The truly amazing thing about American design is the newfound prevalence of the designer/businessperson. What had originally seemed to me like such a bummer about the infrastructure for design in the US, is actually a fantastic opportunity for the individual who envisions an object having direct contact with the person who consumes it. When I first started in New York, I had this fear that being a part of the marketing and sales of a product would somehow make me less of a designer, or would cause me to sell out (the result of a stigma I encountered in Europe). What a silly concept! Designers make commercial objects, and our best chance of making interesting and long-lasting products is to know the customer and react to our experience with them. I’m so happy to be a part of a community where we experiment not only with objects themselves, but also methods of bringing those objects to people.

What are your plans and highlights for the upcoming year?
I’m working on plenty of objects, and that’s always a thrill (I’m really excited for Good Thing’s upcoming contribution to the Sight Unseen shop). But the largest creative project I’m working on is not an object for Good Thing, but rather the brand itself. I’m working with our graphic designer and good friend, Jon Lucas, as well as our many other wise and talented sounding boards, to figure out what our company really is and how to express it well. This is not to say that we don’t have a sense of what we’re already; we’ve had a really fun time adjusting the brand as we learn. What we’re doing now is looking at everything from website to packaging to photography to product instructions simultaneously to figure out how we can make them even more succinct and elegant. The goal is to create a context for our products that is a work of art in its own right.

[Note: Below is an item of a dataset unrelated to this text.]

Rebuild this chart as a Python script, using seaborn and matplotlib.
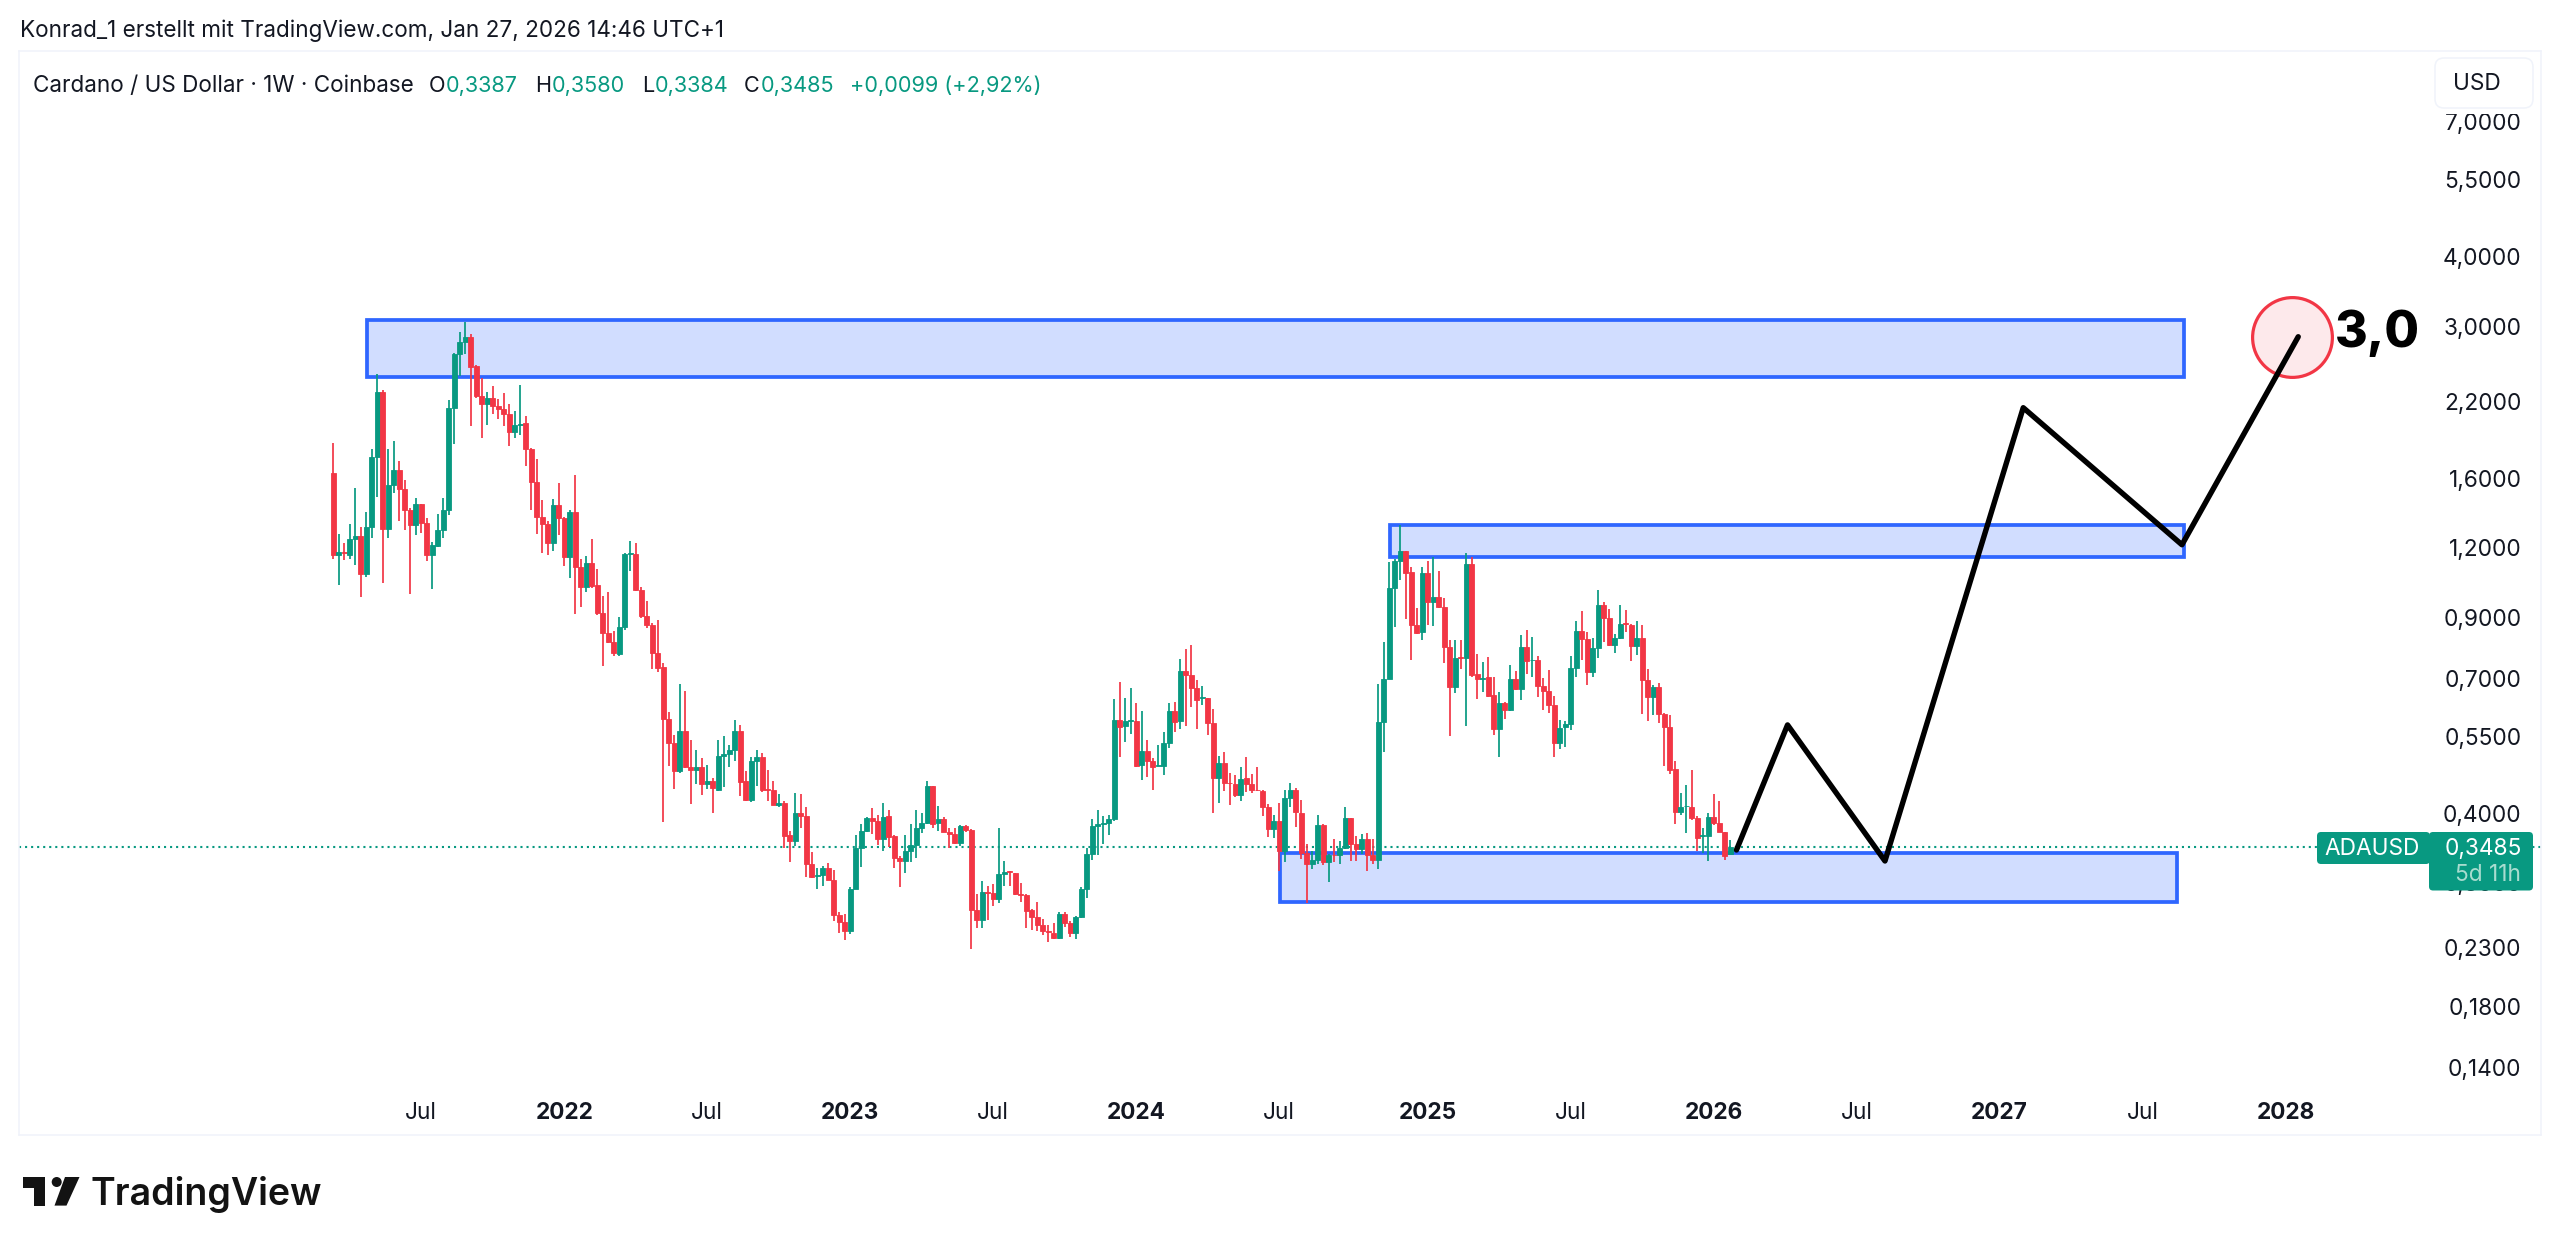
import numpy as np
import pandas as pd
import seaborn as sns
import matplotlib
matplotlib.use("Agg")
import matplotlib.pyplot as plt
import matplotlib.dates as mdates
from matplotlib.patches import Rectangle, FancyBboxPatch, Polygon, Circle
from matplotlib.ticker import NullLocator
from matplotlib.transforms import Affine2D

# weekly ADA/USD candles
first_week = "2021-03-15"
opens = [1.633,1.166,1.177,1.166,1.245,1.258,1.076,1.309,1.745,2.282,
1.299,1.558,1.652,1.533,1.405,1.320,1.440,1.330,1.163,1.207,
1.293,1.405,2.141,2.678,2.815,2.873,2.545,2.247,2.171,2.226,
2.156,2.129,2.089,1.939,1.993,2.009,1.807,1.576,1.361,1.324,
1.224,1.435,1.357,1.155,1.389,1.106,1.019,1.129,1.027,.915,
.843,.811,.772,.866,1.171,1.169,1.009,.903,.872,.775,
.732,.591,.535,.476,.562,.484,.479,.484,.452,.458,
.441,.506,.511,.520,.563,.458,.423,.496,.505,.443,
.441,.414,.418,.366,.357,.400,.396,.325,.309,.310,
.319,.304,.263,.255,.246,.293,.346,.372,.392,.388,
.359,.395,.364,.333,.329,.342,.351,.377,.384,.447,
.384,.391,.371,.367,.354,.380,.373,.268,.257,.289,
.288,.281,.311,.315,.312,.287,.285,.268,.260,.252,
.246,.244,.239,.264,.254,.244,.261,.292,.338,.379,
.382,.384,.391,.589,.574,.587,.587,.488,.518,.497,
.487,.487,.535,.611,.585,.722,.710,.672,.644,.644,
.582,.463,.492,.454,.452,.432,.463,.451,.441,.438,
.411,.375,.388,.342,.426,.441,.401,.339,.324,.330,
.381,.327,.337,.336,.347,.392,.352,.345,.359,.336,
.330,.583,.696,1.014,1.137,1.182,1.086,.873,.846,1.079,
.957,.977,.940,.795,.674,.763,.761,1.121,.712,.698,
.702,.652,.567,.631,.614,.696,.668,.797,.753,.753,
.677,.663,.626,.534,.571,.579,.730,.851,.824,.717,
.792,.948,.897,.801,.825,.878,.873,.799,.827,.693,
.647,.675,.603,.572,.480,.403,.412,.411,.392,.364,
.364,.394,.385,.370,.3387]
highs = [1.853,1.271,1.224,1.326,1.537,1.309,1.389,1.807,2.458,2.301,
1.807,1.865,1.716,1.586,1.415,1.474,1.440,1.357,1.229,1.380,
1.474,2.216,2.686,2.930,3.058,2.902,2.552,2.425,2.288,2.342,
2.223,2.272,2.177,2.112,2.352,2.066,1.814,1.735,1.464,1.343,
1.468,1.569,1.361,1.405,1.620,1.147,1.161,1.245,1.098,.981,
.999,.851,.901,1.174,1.232,1.226,1.019,.961,.878,.891,
.745,.608,.554,.682,.663,.541,.520,.503,.488,.462,
.541,.550,.531,.589,.576,.476,.504,.520,.514,.478,
.458,.433,.421,.372,.435,.433,.411,.341,.319,.322,
.326,.316,.266,.264,.295,.366,.382,.394,.409,.398,
.418,.405,.365,.335,.366,.383,.405,.400,.458,.447,
.413,.394,.376,.376,.381,.381,.375,.286,.302,.296,
.299,.376,.329,.315,.313,.300,.287,.269,.277,.258,
.252,.254,.266,.266,.256,.262,.295,.346,.390,.405,
.395,.398,.642,.689,.645,.672,.632,.611,.541,.502,
.530,.559,.632,.633,.758,.790,.804,.693,.678,.645,
.615,.507,.516,.472,.469,.485,.504,.470,.485,.441,
.415,.398,.418,.440,.453,.445,.422,.352,.342,.397,
.383,.338,.360,.357,.411,.393,.364,.367,.368,.360,
.683,.812,1.130,1.145,1.316,1.182,1.110,.937,1.106,1.137,
1.153,1.088,.975,.818,.821,.821,1.175,1.156,.772,.748,
.765,.702,.662,.634,.740,.722,.838,.853,.829,.768,
.700,.725,.651,.589,.587,.768,.885,.925,.848,.826,
1.007,.957,.931,.840,.946,.928,.877,.885,.871,.727,
.681,.686,.605,.600,.497,.435,.450,.479,.395,.377,
.400,.433,.421,.371,.3580]
lows = [1.145,1.027,1.140,1.145,1.118,.979,1.065,1.247,1.483,1.037,
1.247,1.505,1.339,1.293,.991,1.267,1.276,1.137,1.013,1.204,
1.250,1.376,1.847,2.441,2.671,1.985,2.232,1.891,1.998,2.089,
2.046,1.985,1.826,1.891,1.917,1.681,1.404,1.272,1.174,1.166,
1.186,1.263,1.112,1.058,.912,.940,.998,1.016,.909,.737,
.808,.767,.768,.854,1.091,1.005,.899,.862,.726,.717,
.386,.487,.442,.473,.483,.416,.452,.431,.442,.400,
.439,.446,.484,.497,.430,.421,.420,.448,.437,.421,
.414,.411,.346,.327,.350,.377,.307,.306,.292,.296,
.303,.256,.244,.237,.243,.292,.320,.371,.367,.351,
.342,.348,.319,.295,.313,.327,.333,.368,.382,.376,
.372,.371,.347,.352,.350,.371,.228,.249,.249,.257,
.273,.276,.296,.296,.285,.277,.249,.247,.246,.242,
.235,.238,.238,.250,.240,.238,.259,.282,.330,.336,
.352,.366,.388,.504,.538,.556,.484,.460,.465,.441,
.486,.469,.525,.561,.567,.575,.622,.566,.625,.554,
.401,.418,.439,.414,.428,.421,.436,.435,.438,.395,
.362,.361,.315,.327,.410,.378,.331,.276,.318,.325,
.323,.301,.327,.324,.345,.329,.329,.338,.315,.325,
.318,.516,.696,.865,1.050,.893,.755,.840,.820,.873,
.869,.937,.746,.551,.659,.727,.573,.702,.641,.662,
.647,.553,.505,.590,.612,.667,.638,.712,.702,.647,
.613,.607,.505,.523,.527,.565,.702,.754,.679,.702,
.759,.812,.799,.776,.824,.846,.750,.770,.603,.587,
.601,.581,.487,.470,.382,.397,.368,.389,.342,.339,
.328,.381,.370,.330,.3384]
closes = [1.166,1.177,1.172,1.245,1.258,1.076,1.309,1.745,2.282,1.299,
1.558,1.652,1.533,1.405,1.320,1.440,1.330,1.163,1.212,1.293,
1.405,2.141,2.678,2.815,2.873,2.538,2.247,2.171,2.226,2.156,
2.129,2.089,1.939,1.993,2.004,1.807,1.576,1.361,1.324,1.224,
1.435,1.357,1.155,1.389,1.106,1.019,1.129,1.023,.915,.843,
.811,.775,.866,1.171,1.174,1.009,.903,.872,.775,.729,
.591,.535,.476,.562,.484,.479,.484,.452,.458,.444,
.506,.511,.520,.563,.456,.423,.497,.505,.441,.441,
.414,.418,.364,.357,.400,.396,.325,.307,.310,.319,
.304,.263,.255,.246,.293,.346,.372,.392,.388,.359,
.394,.363,.332,.329,.342,.351,.377,.384,.447,.383,
.390,.371,.367,.354,.380,.373,.268,.257,.289,.288,
.281,.311,.314,.314,.287,.285,.267,.260,.252,.246,
.245,.239,.264,.254,.244,.261,.292,.338,.379,.382,
.384,.391,.589,.571,.587,.589,.487,.518,.496,.485,
.488,.535,.611,.583,.722,.710,.672,.638,.647,.582,
.463,.492,.454,.453,.432,.461,.451,.440,.440,.411,
.375,.388,.342,.426,.440,.403,.339,.324,.330,.381,
.327,.337,.336,.347,.392,.352,.345,.359,.336,.330,
.583,.696,1.014,1.137,1.182,1.083,.873,.844,1.079,.957,
.977,.940,.795,.674,.761,.761,1.121,.710,.696,.700,
.651,.567,.631,.614,.696,.668,.797,.750,.754,.677,
.663,.626,.534,.569,.579,.730,.851,.824,.717,.792,
.948,.897,.801,.825,.877,.875,.799,.827,.693,.647,
.674,.603,.571,.479,.403,.410,.413,.392,.361,.365,
.394,.385,.370,.335,.3485]

# drawn zones: start, end, top, bottom
zone_starts = ["2021-04-27", "2024-11-19", "2024-07-02"]
zone_ends = ["2027-08-26", "2027-08-26", "2027-08-18"]
zone_tops = [3.083, 1.320, 0.3395]
zone_bottoms = [2.435, 1.156, 0.2772]

# projected path
path_dates = ["2026-02-03", "2026-04-09", "2026-08-11", "2027-02-03", "2027-08-24", "2028-01-19"]
path_prices = [0.3437, 0.5766, 0.3284, 2.142, 1.215, 2.873]

target_date = "2028-01-11"
target_price = 2.873
last_price = 0.3485

price_ticks = [7.0, 5.5, 4.0, 3.0, 2.2, 1.6, 1.2, 0.9, 0.7, 0.55, 0.4, 0.3, 0.23, 0.18, 0.14]
date_ticks = ["2021-07-05", "2022-01-03", "2022-07-04", "2023-01-02", "2023-07-03", "2024-01-01", "2024-07-01",
              "2025-01-06", "2025-07-07", "2026-01-05", "2026-07-06", "2027-01-04", "2027-07-05", "2028-01-03"]
date_labels = ["Jul", "2022", "Jul", "2023", "Jul", "2024", "Jul", "2025", "Jul", "2026", "Jul", "2027", "Jul", "2028"]

UP = "#089981"
DOWN = "#F23645"
BLUE = "#2962FF"
INK = "#131722"
W, H = 2560, 1249

sns.set_theme(style="white")
plt.rcParams["font.family"] = ["Inter", "DejaVu Sans"]

fig = plt.figure(figsize=(W / 100, H / 100), dpi=100, facecolor="white")
px = Affine2D().scale(1, -1).translate(0, H)  # picture pixels, y going down
ax = fig.add_axes([19 / W, 1 - 1135 / H, (2541 - 19) / W, (1135 - 51) / H])

weeks = pd.date_range(first_week, periods=len(closes), freq="W-MON")
df = pd.DataFrame({"week": weeks, "o": opens, "h": highs, "l": lows, "c": closes})
df["color"] = np.where(df["c"] >= df["o"], UP, DOWN)

ax.set_yscale("log")

# zones go under the candles
for s, e, t, b in zip(zone_starts, zone_ends, zone_tops, zone_bottoms):
    x0 = mdates.date2num(pd.Timestamp(s))
    x1 = mdates.date2num(pd.Timestamp(e))
    ax.add_patch(Rectangle((x0, b), x1 - x0, t - b, facecolor=BLUE, alpha=0.21, edgecolor="none", zorder=1))
    ax.add_patch(Rectangle((x0, b), x1 - x0, t - b, facecolor="none", edgecolor="#2F66FF", lw=2.7, zorder=2))

ax.axhline(last_price, color=UP, lw=1.5, linestyle=(0, (1, 1.9)), dash_capstyle="butt", zorder=1.5)

ax.vlines(df["week"], df["l"], df["h"], colors=df["color"], lw=1.25, zorder=3)
ax.bar(df["week"], (df["c"] - df["o"]).abs(), bottom=df[["o", "c"]].min(axis=1), width=5.9,
       color=df["color"], edgecolor=df["color"], linewidth=0.6, zorder=4)

path = pd.DataFrame({"date": pd.to_datetime(path_dates), "price": path_prices})
sns.scatterplot(x=[pd.Timestamp(target_date)], y=[target_price], s=3300, color="#FDE9EB", edgecolor=DOWN,
                linewidth=2.3, ax=ax, zorder=5, legend=False)
sns.lineplot(data=path, x="date", y="price", estimator=None, sort=False, color="black", lw=3.9, ax=ax, zorder=6,
             legend=False)
ax.text(pd.Timestamp("2028-03-06"), 2.92, "3,0", fontsize=36, fontweight="heavy", color="black", ha="left",
        va="center", zorder=7)

start = pd.Timestamp(first_week)
ax.set_xlim(start - pd.Timedelta(days=400), start + pd.Timedelta(days=2810))
ax.set_ylim(0.1057, 9.37)
ax.set_xlabel("")
ax.set_ylabel("")

ax.yaxis.tick_right()
ax.set_yticks(price_ticks)
ax.set_yticklabels([f"{p:.4f}".replace(".", ",") for p in price_ticks])
ax.yaxis.set_minor_locator(NullLocator())
ax.set_xticks(pd.to_datetime(date_ticks))
ax.set_xticklabels(date_labels)
ax.tick_params(axis="y", length=0, pad=-14, labelsize=16.3, labelcolor=INK)
ax.tick_params(axis="x", length=0, pad=-16, labelsize=16.3, labelcolor=INK)
for lab in ax.get_yticklabels():
    lab.set_ha("right")
for lab in ax.get_xticklabels():
    lab.set_va("center")
    if lab.get_text() != "Jul":
        lab.set_fontweight("bold")
ax.grid(False)
for sp in ax.spines.values():
    sp.set_color("#F0F3FA")
    sp.set_linewidth(1.1)

# header lines
fig.text(20, 31, "Konrad_1 erstellt mit TradingView.com, Jan 27, 2026 14:46 UTC+1", transform=px, fontsize=16.2,
         color=INK, va="center")
fig.text(33, 86, "Cardano / US Dollar · 1W · Coinbase", transform=px, fontsize=16.2, color=INK, va="center")
ohlc_bits = [(429, "O", INK), (446, "0,3387", UP), (535, "H", INK), (552, "0,3580", UP), (642, "L", INK),
             (655, "0,3384", UP), (744, "C", INK), (761, "0,3485", UP), (850, "+0,0099 (+2,92%)", UP)]
for x, s, c in ohlc_bits:
    fig.text(x, 86, s, transform=px, fontsize=15.6, color=c, va="center")

# USD button
fig.add_artist(Rectangle((2434, 56), 104, 58, transform=px, facecolor="white", edgecolor="none", zorder=1))
fig.add_artist(FancyBboxPatch((2441, 64), 86, 38, boxstyle="round,pad=6,rounding_size=9", transform=px,
                              facecolor="white", edgecolor="#F0F3FA", lw=1.1, zorder=1.1))
fig.text(2453, 84, "USD", transform=px, fontsize=16.3, color=INK, va="center")

# last price tags
fig.add_artist(FancyBboxPatch((2320, 835), 107, 26, boxstyle="round,pad=3,rounding_size=4", transform=px,
                              facecolor=UP, edgecolor="none", zorder=1))
fig.add_artist(FancyBboxPatch((2432, 835), 98, 52.5, boxstyle="round,pad=3,rounding_size=4", transform=px,
                              facecolor=UP, edgecolor="none", zorder=1))
fig.text(2372, 849, "ADAUSD", transform=px, fontsize=16.3, color="white", ha="center", va="center")
fig.text(2522, 849, "0,3485", transform=px, fontsize=16.3, color="white", ha="right", va="center")
fig.text(2521, 875, "5d 11h", transform=px, fontsize=16.3, color="#A8DCCF", ha="right", va="center")

# logo
LOGO = "#131313"
fig.add_artist(Polygon([(22.7, 1177), (45, 1177), (45, 1205.6), (34, 1205.6), (34, 1187.5), (22.7, 1187.5)],
                       closed=True, transform=px, facecolor=LOGO, edgecolor="none"))
fig.add_artist(Circle((56.7, 1182), 5, transform=px, facecolor=LOGO, edgecolor="none"))
fig.add_artist(Polygon([(65, 1177), (79.5, 1177), (66.5, 1205.6), (54.5, 1205.6)], closed=True, transform=px,
                       facecolor=LOGO, edgecolor="none"))
fig.text(91, 1205, "TradingView", transform=px, fontsize=27, fontweight="semibold", color=LOGO, va="baseline")

fig.savefig("out.png", dpi=100, facecolor="white")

What inspires your work in general?
Cheap stuff. Right now, my three greatest influences are Amazon, Uline, and How It’s Made. I get the best feeling when I see an object or process that was rationalized (probably by an engineer) for ultimate efficiency and still takes on an expressive character. It’s really refreshing to look at things that are not over-designed, for a change. The more I see these amazing little coincidences, the more I realize that my job as a designer is simply to notice them and figure out how to use them, rather than trying to force beautiful moments into existence from scratch.